GVC also offers policy action and especially through notions of economic and social upgrading.
- Global Production Networks
The other main network/chain approach is Global Production Networks, developed by economic geographers, notably out of the University of Manchester. Just like the GVC approach the conceptual focus of GPN is on the spatial and institutional relationships between production, exchange, distribution and consumption. It recognises that the way global production is being organised and reorganised is extending across all sorts of countries, producing lots of small components and organised in complex ways.
It is also based on an explicit recognition of the fluidity and changeability of those relationships. As Coe, Dicken and Hess note:
“Production networks are inherently dynamic; they are always, by definition, in a process of flux—in the process of becoming—both organizationally and geographically. The spatio-temporality of production networks, therefore, is highly variable and contingent. As Hudson (2004, p. 462) points out, ‘[…] economic processes must be conceptualized in terms of a complex circuitry with a multiplicity of linkages and feedback loops rather than just “simple” circuits or, even worse, linear flows’. Some networks are long-lived, others are more ephemeral; some are geographically extensive, others are more geographically localized. None remain completely unchanged for very long.” (‘GPN – realising the potential’, Journal of Economic Geography, p 271, 2008)

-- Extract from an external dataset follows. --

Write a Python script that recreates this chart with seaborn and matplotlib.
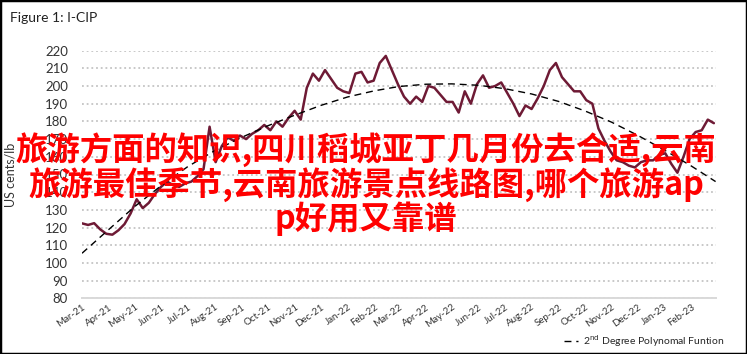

The claim for GPN then is that like GVC it recognises the increasing fluidity and extended nature of global production. It also claims it is more expansive and comprehensive than GVC, because it opens up non-linear, multi-level relations and transactions.
3. The Platform Economy
The final and most recent approach to IB is the Platform Economy concept. It is probably too early to identify a theoretical discourse built around the concept (it’s still a concept in search of a theory). That’s not to say that there is not theoretical development occurring, and in the second instalment of the lectures on international production we noted work in sociology and social theory – Castells, Beck, Hardt and Negri and others.
But within IB, there is recognition that platforms represent a frontier form of business, and that this form is disrupting earlier forms. For instance, a recent Harvard Business Review article has framed the increasing presence of platforms as a frontier business model this way:
“Products produce a single revenue stream, while platforms—which we define as intermediaries that connect two or more distinct groups of users and enable their direct interaction—can generate many. Indeed, a large number of the world’s most valuable companies by market capitalization in 2015 were platform companies, including five of the top 10 (Apple, Microsoft, Google, Amazon, and Facebook). Although some of those companies started with platforms, many started with products: Amazon launched as a retailer in 1994 and six years later introduced Amazon Marketplace; Google began with a search engine in the mid-1990s and then introduced search advertising in 2000; and Apple created the iPod in 2001 but didn’t move toward a platform until it developed the iTunes Store in 2003 and the App Store in 2008.” Zhu and Furr ‘Products to Platforms: Making the Leap’ HBR 2016)
So, we have many of the leading global firms, especially those that produce intangible products or services either based on or transitioning to more platform type business models. The question here is whether this is generalizable to lots of other businesses or specific to a few spectacularly successful firms? But as an expression of intangible capital and the frontiers of IB this is an exciting and important development; one worth thinking about and taking seriously.